The Lincolns

Lincoln Giants jersey from 1910

Lincoln Giants jersey from 1910

When we think of Negro League teams, most think of the later Negro League teams such as the Crawfords, the Grays, or the Eagles. But way back before the founding of the first of the famous Negro Leagues, the Negro National League of the 1920s, there were other leagues and other teams. One of the more dominant of the early 20th Century teams was the Lincoln Giants of New York.

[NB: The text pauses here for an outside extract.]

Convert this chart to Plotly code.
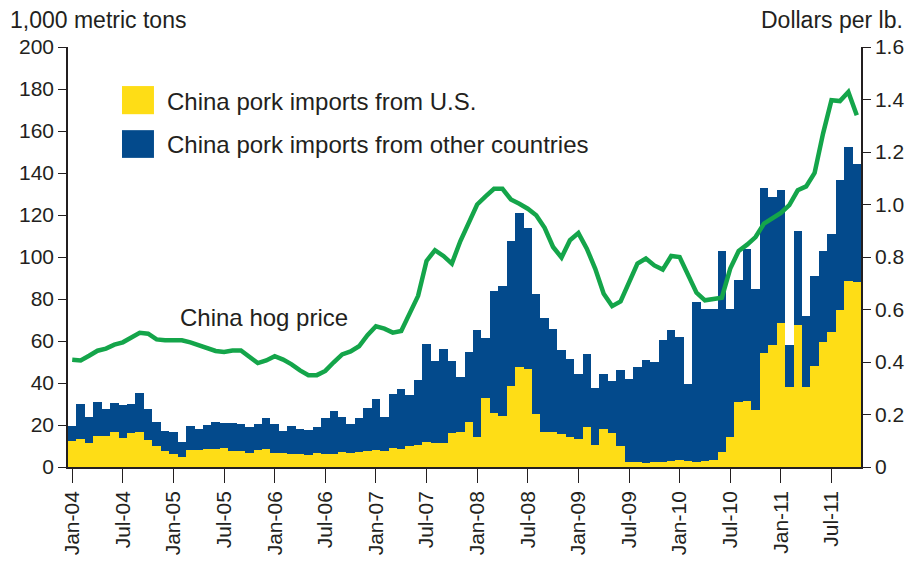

There is a bit of question about their origins. Their Wikipedia page indicates that an ancestry can be traced back to Nebraska in the 1890s, but doesn’t indicate how they got to New York. More conventional sources indicate that Jess McMahon (of the current WWE wrestling McMahon’s) was a prominent sports promoter in New York with extensive interests in Harlem. In 1911 he joined with Sol White to form the Lincoln Giants. It was a formidable team that immediately began to dominate black baseball in New York. With Hall of Famers John Henry Lloyd, Louis Santop, Smokey Joe Williams, and the likes of Spottswood Poles, Bill Pettus, and Cannonball Dick Redding (God, I love old-time nicknames) they dominated Eastern black baseball into 1914. In 1913 they played an unofficial black championship against the pride of the Midwestern black leagues, the Chicago American Giants, led by Rube Foster. The exact number of games and wins in the series is in some question, but there is agreement that the Lincolns won the series.

the 1911 Lincoln Giants

the 1911 Lincoln Giants

By 1914, McMahon was in financial trouble. He sold the Lincoln Giants, but retained the contracts of several of the big stars. He formed a new team, the Lincoln Stars, and competed directly with his old team. The Stars lasted to 1917, folded, and most of the remaining former Giants went back to their old club.

According to the Seamheads website, the Lincoln Giants were still doing well in the 1914-17 period, but fell off some due to the loss of many of their stars. By this point Smokey Joe Williams was doubling as ace pitcher and manager. It was the height of his Hall of Fame career. But the team ran up against a formidable foe off the diamond. Nat Strong (see my post “The Schedule Man” of 20 August 2015) controlled scheduling for black baseball in New York at the time and the Lincolns wanted to play more games than Strong was willing to schedule. They attempted to schedule some games without going through Strong, and were thrown out of the existing league structure in New York. Barnstorming followed.

With the founding Foster’s Negro National League, the eastern teams found it to their advantage to form their own league, the Eastern Colored League, in 1923. The Lincolns were a significant member of the league. They never won a league championship, finishing as high as third in 1924. By 1928 the ECL was on life support. A changing economy, weak teams, chaos at the top of the league (again another story for another time), and the dominance of Foster’s NNL, caused it to collapse.

The remnants of the ECL formed a new league, the American Negro League in 1929. It lasted one year. The Lincoln Giants held on one more year in a declining economy and finally folded after the 1930 season.

During their existence, the New York Lincoln Giants were dominant in the East. They won unofficial championships most of the decade of the 19-teens and led Strong’s New York league most years (which is why they thought they could challenge him). They provided Eastern black baseball with some of the greatest players of the era in Lloyd, Wood, Santop, Redding, and later Hall of Famer Turkey Stearnes. Not a bad legacy.